In the Gulf War, the United States and 33 allies coordinated to expel Iraqi forces from Kuwait.
Hussein called it "The Mother of All Battles," but most people remember how quickly the Iraqi forces collapsed, the carnage on the infamous "Highway of Death" and the controversy over former President George H.W. Bush halting the attacks at the Iraqi border and not removing Hussein from power.
The exhibit examines multiple aspects of the conflict from a South Carolina point of view, particularly the involvement of South Carolinians.
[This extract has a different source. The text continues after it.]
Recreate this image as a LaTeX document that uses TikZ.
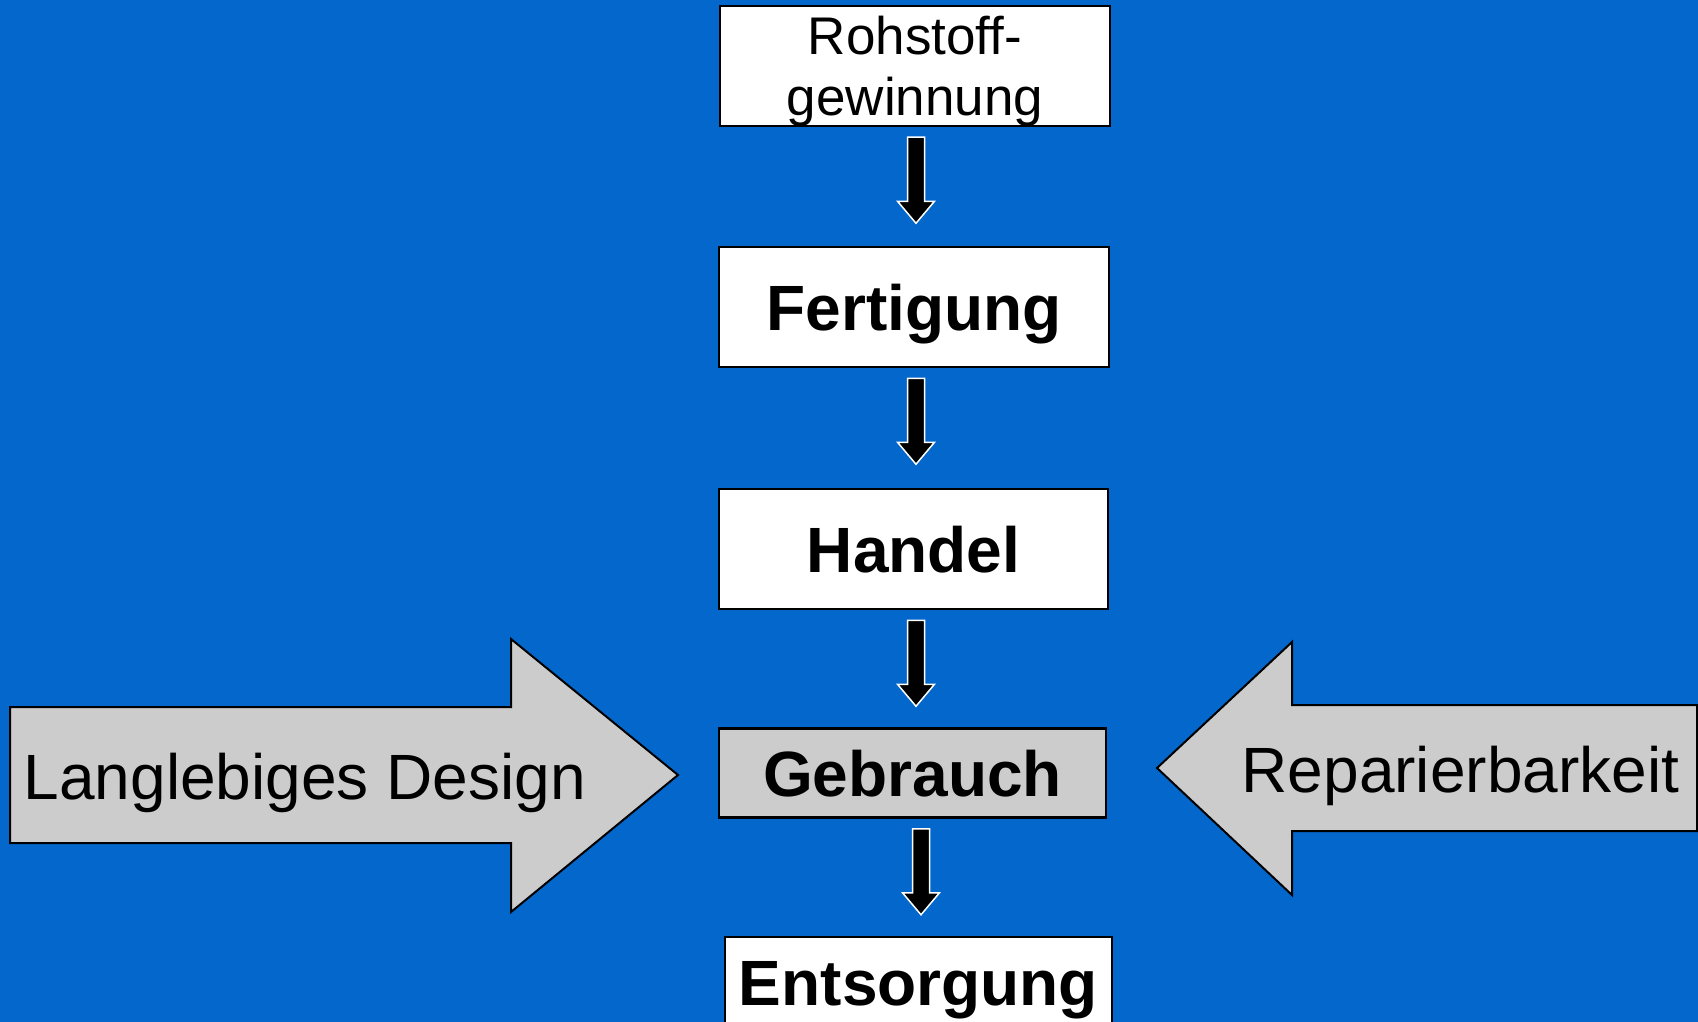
\documentclass[tikz,border=0pt]{standalone}
\usepackage{fontspec}
\setmainfont{Liberation Sans}
\usetikzlibrary{calc}
\definecolor{bg}{RGB}{3,103,204}
\definecolor{lgray}{RGB}{204,204,204}
\newcommand\blockdown[2]{%
  \draw[blk] ($(#1.south)+(#2-8.5,10)$) -- ++(17,0) -- ++(0,64) -- ++(10,0)
    -- ++(-18.5,22) -- ++(-18.5,-22) -- ++(10,0) -- cycle;}
\begin{document}
\begin{tikzpicture}[x=1pt,y=-1pt,
  box/.style={draw=black,line width=2.5pt,fill=white,inner sep=0pt,
    font=\fontsize{64}{74}\selectfont\bfseries,text height=46pt,text depth=0pt},
  blk/.style={fill=black,draw=white,line width=1.5pt,line join=miter},
  side/.style={fill=lgray,draw=black,line width=2pt,line join=miter},
  sidetext/.style={font=\fontsize{64}{74}\selectfont,inner sep=0pt,anchor=base west}]
\useasboundingbox (0,0) rectangle (1698,1022);
\clip (0,0) rectangle (1698,1022);
\fill[bg] (0,0) rectangle (1698,1022);

\node[box,minimum width=390pt,minimum height=120pt,
  font=\fontsize{53}{61}\selectfont,align=center,text height=110pt,text depth=10pt]
  (roh) at (915,66) {Rohstoff-\\gewinnung};
\node[box,minimum width=390pt,minimum height=120pt] (fert) at (914,307) {Fertigung};
\node[box,minimum width=389pt,minimum height=120pt] (handel) at (913.5,549) {Handel};
\node[box,fill=lgray,minimum width=387pt,minimum height=89pt] (gebr) at (912.5,773) {Gebrauch};
\node[box,minimum width=387pt,minimum height=90pt] (ents) at (918.5,982) {Entsorgung};

\blockdown{roh}{1}
\blockdown{fert}{2}
\blockdown{handel}{2.5}
\blockdown{gebr}{8.5}

\coordinate (ltip) at (678,775);
\draw[side] (10,707) -- (511,707) -- (511,639) -- (ltip) -- (511,912) -- (511,843) -- (10,843) -- cycle;
\node[sidetext] (lang) at (23.5,799) {Langlebiges Design};

\coordinate (rtip) at (1157,768);
\draw[side] (1697,705) -- (1292,705) -- (1292,642) -- (rtip) -- (1292,895) -- (1292,831) -- (1697,831) -- cycle;
\node[sidetext] (rep) at (1241.5,792) {Reparierbarkeit};
\end{tikzpicture}
\end{document}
It has items and interpretation of the air campaign, featuring the South Carolina "Swamp Fox" Air National Guard F16A fighter squadron; the ground campaign featuring the S.C. Army National Guard and Fort Jackson; and a general overview of the conflict.
Among the items on display will be equipment used by South Carolina soldiers and airmen, and Iraqi military items brought home by them.
Kristina Dunn Johnson said the Gulf War has been overshadowed because of its brevity in relation to the present wars in Iraq and Afghanistan.
"These items have been in our collection and largely forgotten about," she said. "And many soldiers participated in both the Gulf War and the war on terror and have donated items from both. Hopefully, this exhibit will get other veterans to think of items they have as museum objects."
The exhibit is free with regular museum admission.
Founded in 1896, the S.C. Confederate Relic Room and Military Museum is the oldest museum in the Columbia area. The museum focuses on South Carolina's military history from the Revolutionary War to the present.